From Weeks to Minutes: Machine-learning model predicts storm surge quickly
Researchers can pinpoint a hurricane’s storm surge for any given meter of shoreline, but there’s a catch: It can take several weeks for a supercomputer to generate the details for this single storm scenario. Forecasters need to run hundreds or thousands of scenarios to get an accurate idea of where the storm surge is most likely to occur.
A new model can accurately predict the peak storm surge — the high water from a hurricane — for the Chesapeake Bay region in a matter of minutes. Jun-Whan Lee, a former Civil and Environmental Engineering Ph.D. candidate at Virginia Tech, developed this model during his Graduate Research Fellowship. Lee trained the model to predict storm surge through machine learning, a process where the model learned to recognize and analyze patterns in storm data to make accurate predictions.
Although a few machine-learning models exist for storm surge, these models only account for a storm’s characteristics at the time it makes landfall when predicting the storm’s high water levels. This means the current models can’t distinguish between two storms that look similar at landfall, but have very different paths leading up to landfall. Historical records also show that the storm’s characteristics at landfall aren’t always the best indicator for how much storm surge they create.
“This is the main limitation of the existing models,” Lee said. “That’s why we developed a new machine-learning model that can predict peak storm surge not only from the landfall location, but using the total tropical cyclone track.”
During his fellowship research, Lee used more than 1,000 simulated hurricanes to train the model. These simulated hurricanes, developed by the US Army Corps of Engineers, contain detailed, realistic information about each storm’s speed, path, and size.
After the model was trained to analyze storm patterns, it uses the similarities between previous storms and an incoming storm to predict the height and location of storm surge. Other models, which consider the physical processes of the storms to create predictions, take much more computing power and time to create predictions.
The model, called C1PK-Net, is named for the techniques it uses to rapidly predict storm surge: First, the machine learning techniques help the model analyze the storm patterns. Then, other parts of the model’s program compress the storm datasets to reduce the time needed to train the model and create new predictions without compromising accuracy.
To demonstrate the model’s accuracy, Lee tested the model on three historic hurricanes that affected the Chesapeake Bay region: Isabel, Irene, and Sandy, and compared the model’s storm surge predictions with NOAA’s historic observations from those storms.
He found that the machine-learning model predictions agreed with the storm surges observed during the historic storms — and created predictions just as accurate as the detailed models that take much longer to run. Although the model isn’t ready to predict storm surge in official forecasts, Lee’s preliminary research shows that this model has the potential to deliver accurate storm surge predictions in a fraction of the time.
“As part of the research, he was basically converting all these model outputs into something he could look at in a map viewer to see what areas would potentially be impacted by elevated water levels from a storm,” Marcy said.
Until the model undergoes further testing that would be needed for large-scale use, it can provide reliable information for the Chesapeake Bay.

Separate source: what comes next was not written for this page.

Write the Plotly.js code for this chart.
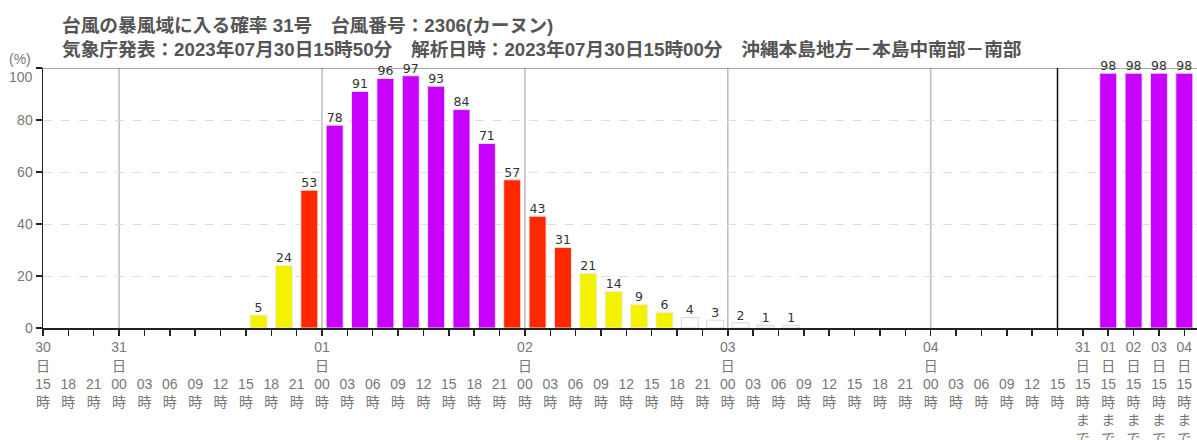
<!DOCTYPE html>
<html>
<head>
<meta charset="utf-8">
<script src="https://cdn.plot.ly/plotly-3.0.1.min.js"></script>
<style>html,body{margin:0;padding:0;background:#fff;}#chart{width:1197px;height:440px;}</style>
</head>
<body>
<div id="chart"></div>
<script>
// ---- data ----
const titleLine1 = '台風の暴風域に入る確率 31号　台風番号：2306(カーヌン)';
const titleLine2 = '気象庁発表：2023年07月30日15時50分　解析日時：2023年07月30日15時00分　沖縄本島地方－本島中南部－南部';

// tick hours from 30日15時 to 04日15時 (every 3 hours)
const hourLabels = ['15','18','21',
  '00','03','06','09','12','15','18','21',
  '00','03','06','09','12','15','18','21',
  '00','03','06','09','12','15','18','21',
  '00','03','06','09','12','15','18','21',
  '00','03','06','09','12','15'];
// day label at tick index
const dayMarks = [[0,'30'],[3,'31'],[11,'01'],[19,'02'],[27,'03'],[35,'04']];

// probability for each 3-hour period (period k lies between tick k and k+1)
const periodValues = [null,null,null,null,null,null,null,null,
  5,24,53,78,91,96,97,93,84,71,57,43,31,21,14,9,6,4,3,2,1,1,
  null,null,null,null,null,null,null,null,null,null];

// cumulative "until" categories
const untilDays = ['31','01','02','03','04'];
const untilValues = [null,98,98,98,98];

const yTicks = [0,20,40,60,80,100];

// ---- build ----
const nTicks = hourLabels.length;
const dayAt = {};
dayMarks.forEach(d => dayAt[d[0]] = d[1]);
const tickvals = [], ticktext = [];
for (let i = 0; i < nTicks; i++) {
  tickvals.push(i);
  if (dayAt[i] !== undefined) ticktext.push(dayAt[i] + '<br>日<br>' + hourLabels[i] + '<br>時');
  else ticktext.push('\u00a0<br>\u00a0<br>' + hourLabels[i] + '<br>時');
}
untilDays.forEach((d, j) => {
  tickvals.push(nTicks + j);
  ticktext.push(d + '<br>日<br>15<br>時<br>ま<br>で');
});

function colorFor(v) {
  if (v < 5) return '#ffffff';
  if (v < 30) return '#f5f200';
  if (v < 60) return '#ff2800';
  return '#c800ff';
}

const bx = [], by = [], bc = [], bl = [];
periodValues.forEach((v, k) => {
  if (v === null) return;
  bx.push(k + 0.5); by.push(v); bc.push(colorFor(v)); bl.push(v < 5 ? '#d8d8d8' : 'rgba(235,235,235,0.9)');
});
untilValues.forEach((v, j) => {
  if (v === null) return;
  bx.push(nTicks + j); by.push(v); bc.push(colorFor(v)); bl.push('rgba(235,235,235,0.9)');
});

const bars = {
  type: 'bar', x: bx, y: by, width: 0.67,
  marker: {color: bc, line: {color: bl, width: 1}},
  hoverinfo: 'none', showlegend: false
};
const labels = {
  type: 'scatter', mode: 'text', x: bx, y: by, text: by.map(String),
  textposition: 'top center', cliponaxis: false,
  textfont: {family: 'DejaVu Sans', size: 12.5, color: '#333'},
  hoverinfo: 'none', showlegend: false
};

const xMax = nTicks + untilDays.length - 0.5;
const shapes = [];
dayMarks.forEach(d => {
  if (d[0] === 0) return;
  shapes.push({type: 'line', xref: 'x', yref: 'y', x0: d[0], x1: d[0], y0: 0, y1: 100,
    line: {color: '#bbbbbb', width: 1.5}, layer: 'below'});
});
shapes.push({type: 'line', xref: 'x', yref: 'y', x0: nTicks - 1, x1: nTicks - 1, y0: 0, y1: 100,
  line: {color: '#111', width: 1.5}, layer: 'above'});
shapes.push({type: 'line', xref: 'x', yref: 'y', x0: 0, x1: xMax, y0: 100, y1: 100,
  line: {color: '#555', width: 1}, layer: 'below'});

const topTick = yTicks[yTicks.length - 1];
const layout = {
  width: 1197, height: 440,
  margin: {l: 43, r: 0, t: 68, b: 112, pad: 0},
  paper_bgcolor: '#fff', plot_bgcolor: '#fff',
  font: {family: 'Liberation Sans, Noto Sans CJK JP, sans-serif', color: '#777'},
  title: {
    text: '<b>' + titleLine1 + '</b><br><b>' + titleLine2 + '</b>',
    font: {family: 'Liberation Sans, Noto Sans CJK JP, sans-serif', size: 18.7, color: '#555'},
    xref: 'container', yref: 'container', x: 62/1197, xanchor: 'left', y: 1 - 32/440, yanchor: 'top'
  },
  xaxis: {
    range: [0, xMax], tickvals: tickvals, ticktext: ticktext, tickangle: 0,
    ticks: 'outside', ticklen: 6, tickwidth: 1.5, tickcolor: '#222',
    showline: true, linecolor: '#222', linewidth: 1.5,
    showgrid: false, zeroline: false, automargin: false, fixedrange: true,
    tickfont: {size: 14, color: '#777'}
  },
  yaxis: {
    range: [0, 100], tickvals: yTicks,
    ticktext: yTicks.map(v => v === topTick ? '' : String(v)),
    ticks: 'outside', ticklen: 6, tickwidth: 1.5, tickcolor: '#222',
    showline: true, linecolor: '#222', linewidth: 1.5,
    showgrid: true, gridcolor: '#dddddd', griddash: 'dash', gridwidth: 1,
    zeroline: false, automargin: false, fixedrange: true,
    tickfont: {size: 14, color: '#777'}
  },
  shapes: shapes,
  annotations: [{
    text: '(%)', xref: 'paper', yref: 'paper', x: 0, y: 1, xanchor: 'right', yanchor: 'bottom',
    xshift: -10, yshift: -1, showarrow: false, font: {size: 14, color: '#777'}
  }, {
    text: String(topTick), xref: 'paper', yref: 'y', x: 0, y: topTick, xanchor: 'right', yanchor: 'middle',
    xshift: -8, yshift: -9, showarrow: false, font: {size: 14, color: '#777'}
  }],
  bargap: 0
};

Plotly.newPlot('chart', [bars, labels], layout, {displayModeBar: false, staticPlot: true});
</script>
</body>
</html>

This model can also be used by engineers, who need to ensure that buildings they create in flood zones can withstand storm surge. As part of his fellowship, Lee also worked with Doug Marcy, a coastal hazards specialist with NOAA’s Office for Coastal Management, to create flood hazard maps based on the results of his modeling.
“A lot of models generate a ton of data for each run, and it’s hard for people to access because it’s complex,” Marcy said. “As part of the research, he was basically converting all these model outputs into something he could look at in a map viewer to see what areas would potentially be impacted by elevated water levels from a storm.”
These maps are used to show an area’s possible exposure to storm surge flooding. To generate these hazard maps, researchers must run thousands of storms to model which areas are most at risk, and what the probable storm surge could be. Not only can this take a lot of time, but running supercomputers for hours on end can be expensive.
Until the model undergoes further testing that would be needed for large-scale use, the model can provide reliable information for the Chesapeake Bay, according to professor Jennifer Irish, a Virginia Tech engineering professor and Lee’s academic advisor.
“The model could be picked up and used by planners, it could be picked up and used by individual engineering and consulting firms for location-specific projects related to the Chesapeake Bay region,” Irish said.
- Oftentimes, storm surge models must choose between highly accurate, detailed predictions or timely predictions.
- Graduate Research Fellow Jun-Whan Lee developed a fast but accurate storm surge prediction model for the Chesapeake Bay using machine learning.
- Machine learning allows Lee’s model to identify patterns in storm speed, path, and size to make faster predictions than models that use detailed information about the storm.
- Lee tested the model on three historic storms in the Chesapeake Bay area, and found that his model gave accurate predictions for these storms.
“The model could be picked up and used by planners, or it could be picked up and used by individual engineering and consulting firms for location-specific projects related to the Chesapeake Bay region.”